Right then it dawned on me that I’m no longer a projectionist.
With the new technology, pushing buttons and throwing switches is all I will do. No more focusing, framing, splicing film, threading the projectors.
No more assembling from five to eight 15- to 20-minute reels into a pair of 40- to 60-minute magazines to mount on those projectors.
No more changing lenses, centering the projection, sizing the screen.
No more scrambling into the audience to explain a malfunction, ask for a few minutes to reset, and later, while they leave, grin at the gratitude of people who had no way of knowing I deliberately estimated more time than needed.
No more changeovers, looking for those “cigarette burns” that no one else ever notices in the upper right corners because they are watching characters doing things mid-screen very difficult not to watch.

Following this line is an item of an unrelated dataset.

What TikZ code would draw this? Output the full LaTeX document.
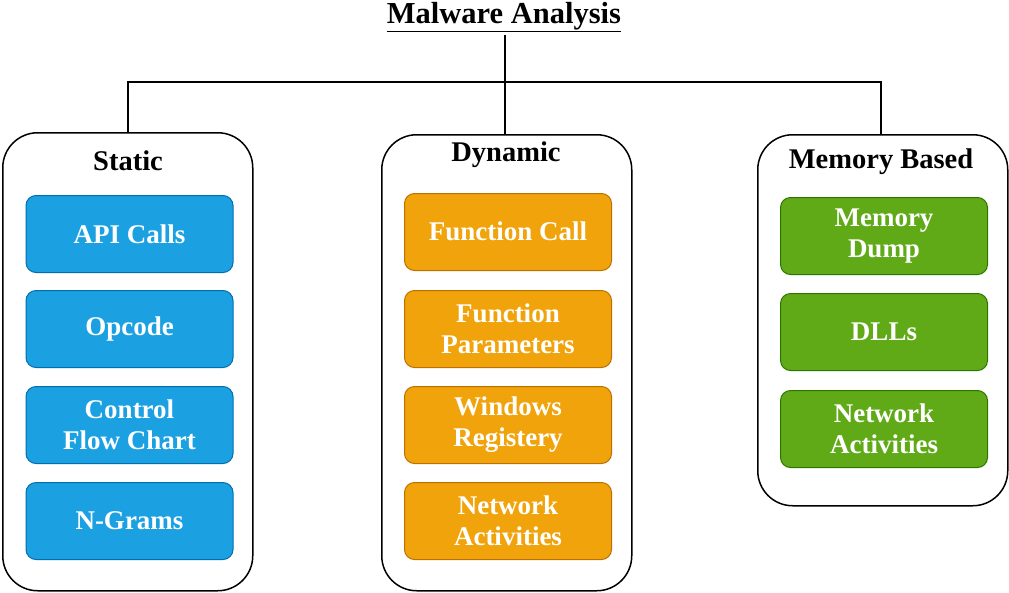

No more writing notes about the changeovers to the other projectionists — now, like me, ex-projectionists.
We haven’t been downsized. We’ve been dinosaured.
Story of my life. I got into the business only because I’m a musician needing a “day job,” which for a street-performer must be a night-job.
When I first played Inn Street in 1982 — coincidentally just two months after the Screening Room opened on State Street — elderly people told me that I reminded them of times long past. One fellow told me, in tears, that I reminded him of pre-war Italy.
Today, none of that. Instead, I watch most people walk by, texting or talking into cellphones, some wired with ear pods, as if I’m not even there — except for the inconvenient delay caused by curious children some drag along.
And I write all about it in newspapers read less and less as people opt for their electronic devices.